How have you used your success to bring goodness to the world?
I mentor people who are stuck in their careers. It's informal, but 2 to 3 times each month I work with people who need career coaching, help with their resumes or interview skills. Initially it was family and friends, but now "friends of friends" reach out for help. I hope that in those interactions I challenge people to think more strategically about their careers, but more importantly, that I provide them encouragement and hope.
What are your "5 things I wish someone told me when I first started" and why.
- You're Not Stuck: There have been multiple times where I've felt stuck. Stuck in a job, or stuck in a situation. We all have the power to change our circumstances. There are always excuses (fear, time, money, feelings, relationships, etc.) but you can overcome them. Get out of your bad job with zero flexibility. Stop working for your frustrating boss. You're only stuck because you've decided to be.
- If someone calls you out, be mature enough to self reflect: In my first sales role, a customer wouldn't do business with me because I came across "like a used car salesman". His comment threw me into a slump. My boss counseled, "You need to be mature enough to reflect on that criticism. If he is right, resolve it. If he's wrong, move on." I've relied on that life lesson dozens of times since then.
- You can create the experience you need to get the job you want: I've learned that you can create the experience you need to get the job you want. Read articles from industry thought leaders. Take on a project for a local startup free of charge. Better yet, create your own startup to get some practice. Attend a conference. Get creative and find a way to generate the experience you need.
- Be aggressive when you pursue your compensation package: I took my first job without enough information about my total compensation package. It ended up being a bad situation and it was my own fault. I've learned that I can be more aggressive. I've taken two courses on negotiation skills to get better at it. That skillset and insight would have been helpful a decade ago.
- There will be "hard personalities" everywhere you go. Learn to work with them: I always dreamed of working in an office where everyone was smart, nice and cool. That's never been a reality. In every role and in every company, I've had lazy, mean and sneaky coworkers. I wish someone had told me sooner to get over that. Sometimes those people make work harder, or less pleasant, but it no longer consumes me. I find ways to work with them. If that doesn't work, I find ways to get my job done without them.
I have been blessed with the opportunity to interview and be in touch with some of the biggest names in Business, VC funding, Sports, and Entertainment. Is there a person in the world, or in the US whom you would love to have a private breakfast or lunch with, and why? He or she might see this, or I might be able to introduce you.

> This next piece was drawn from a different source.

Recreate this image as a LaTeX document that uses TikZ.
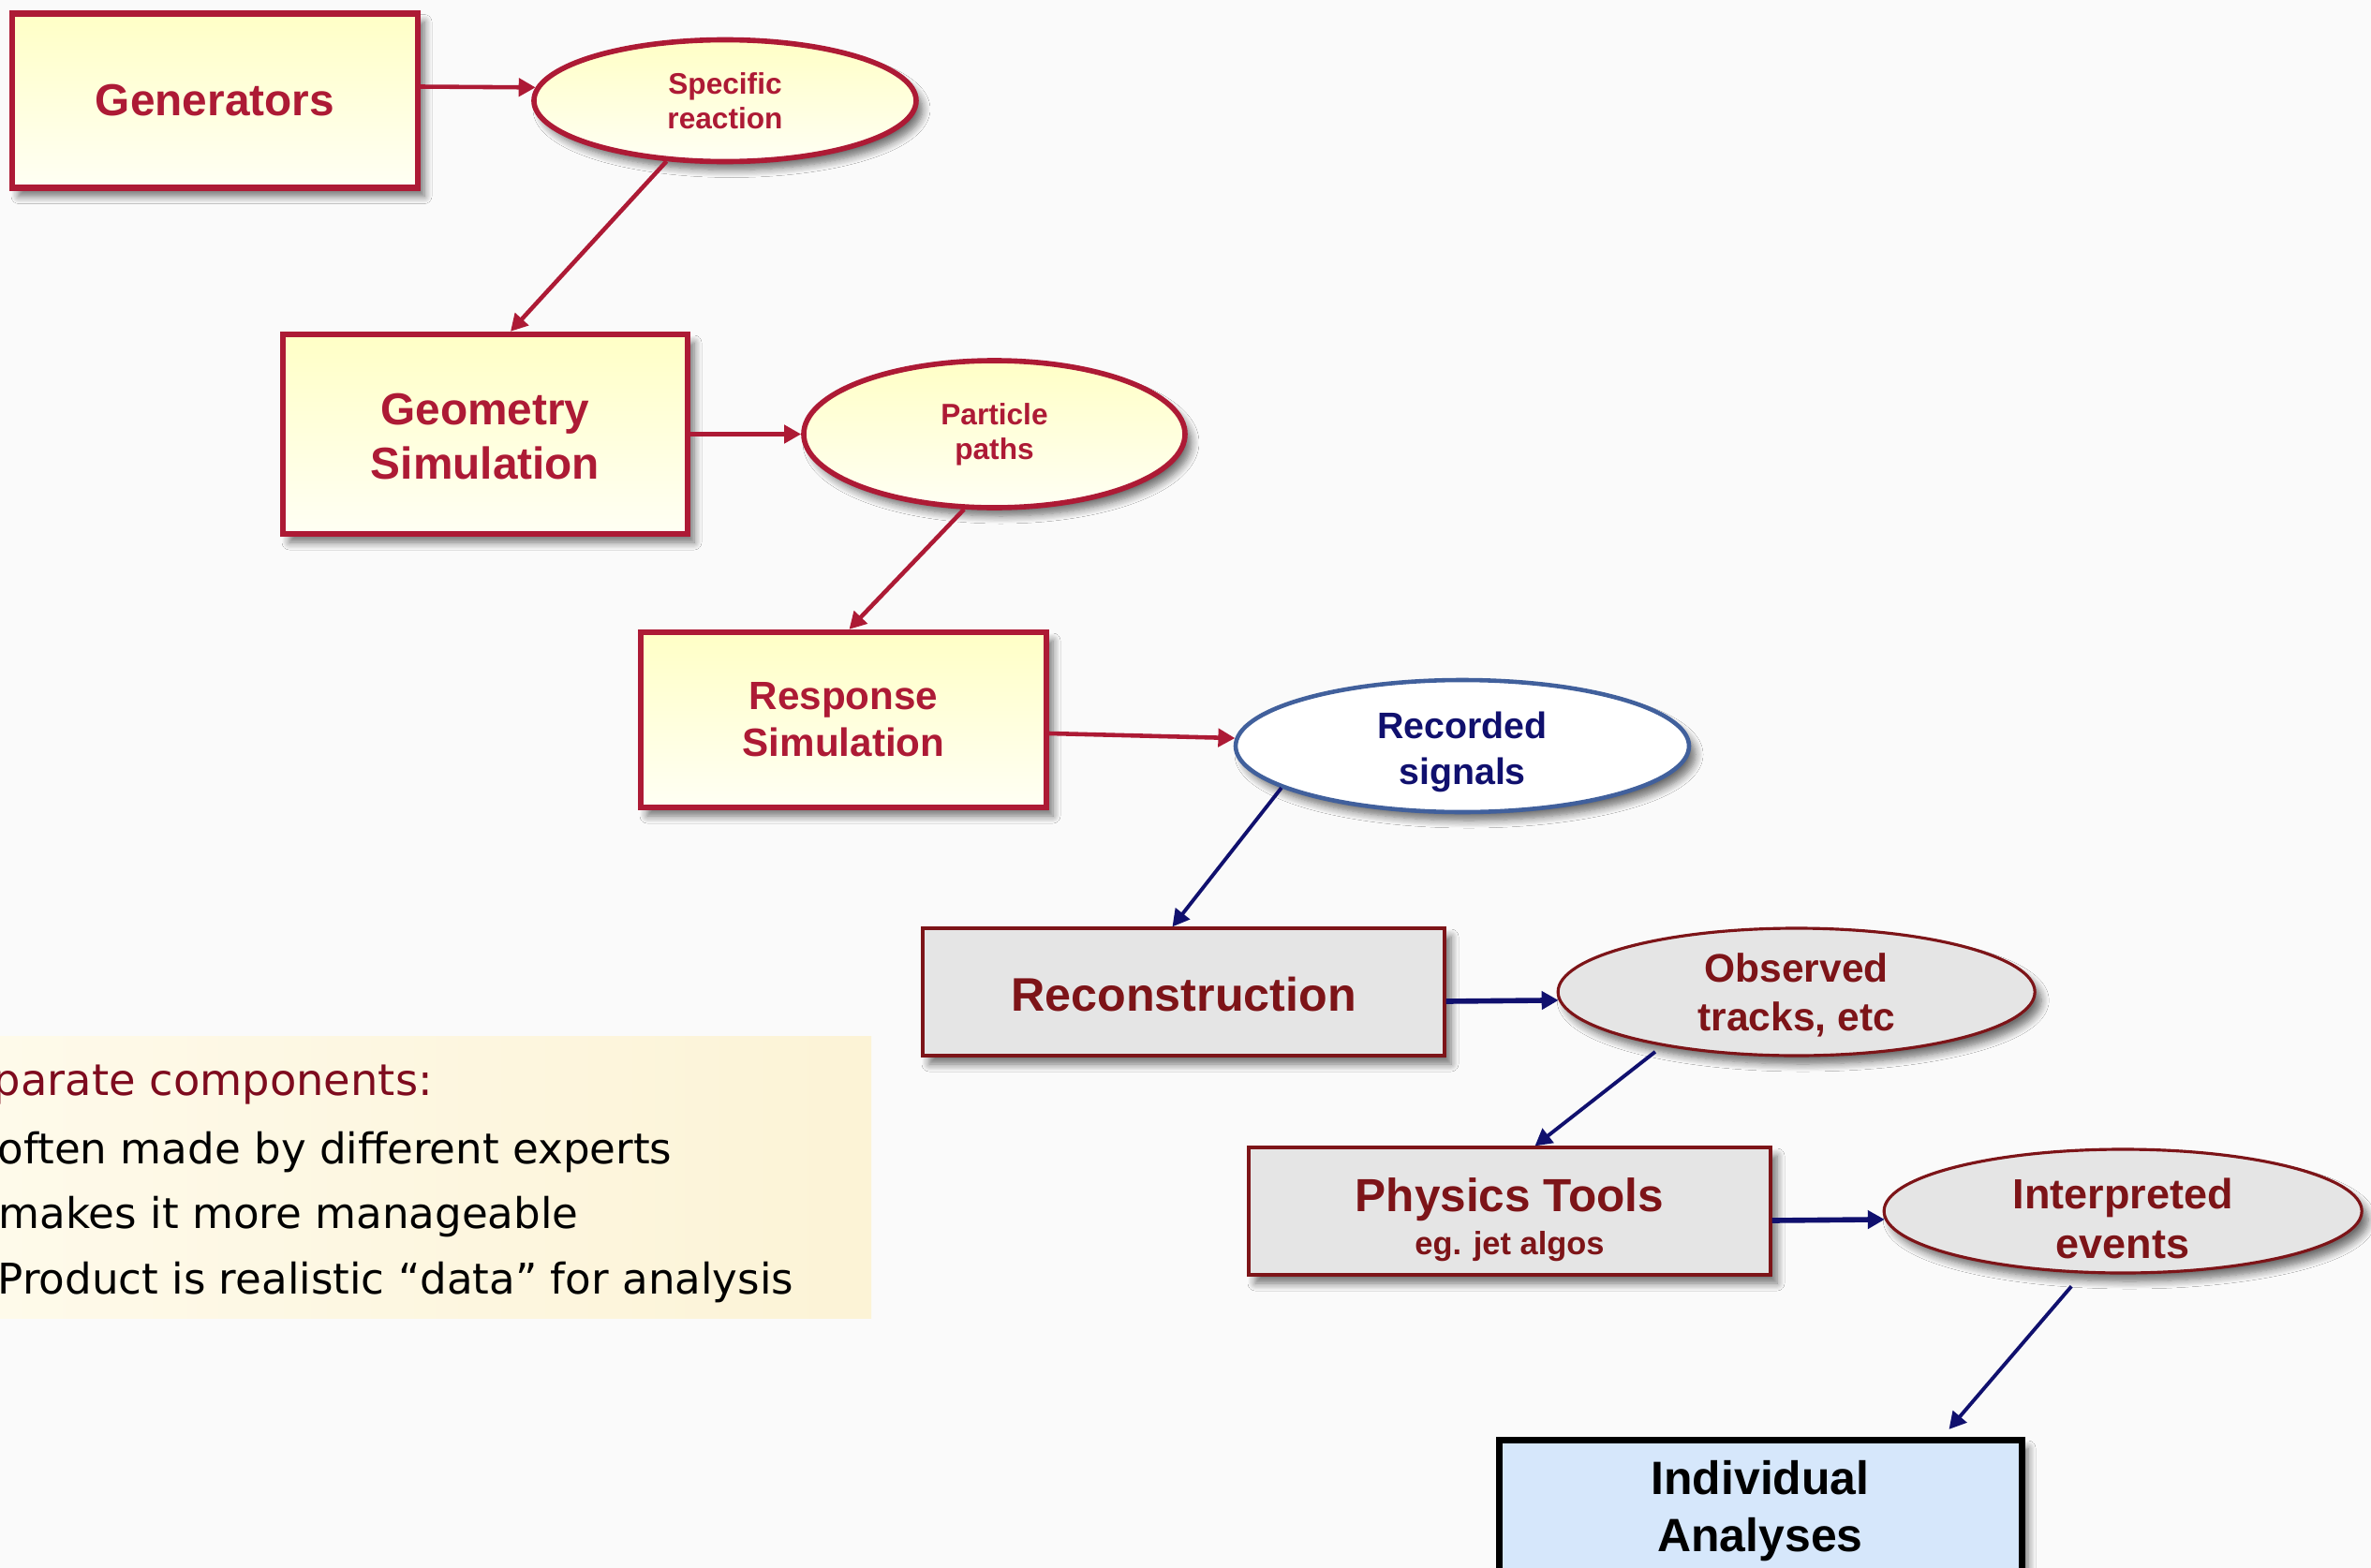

It's hard to go a day without seeing Lin-Manuel Miranda in the news. His style is so engaging. I love his art, but I respect him because he is constantly making efforts to be a unifying voice. His sentiment is one of caring, kindness and selflessness. In 2017, most people are immediately angry and divisive, but Lin-Manuel is using his influence to try and unite others. Do I know him originally for his work with Hamilton? Absolutely. But since then I've developed increased respect for him because of his humanitarian approach.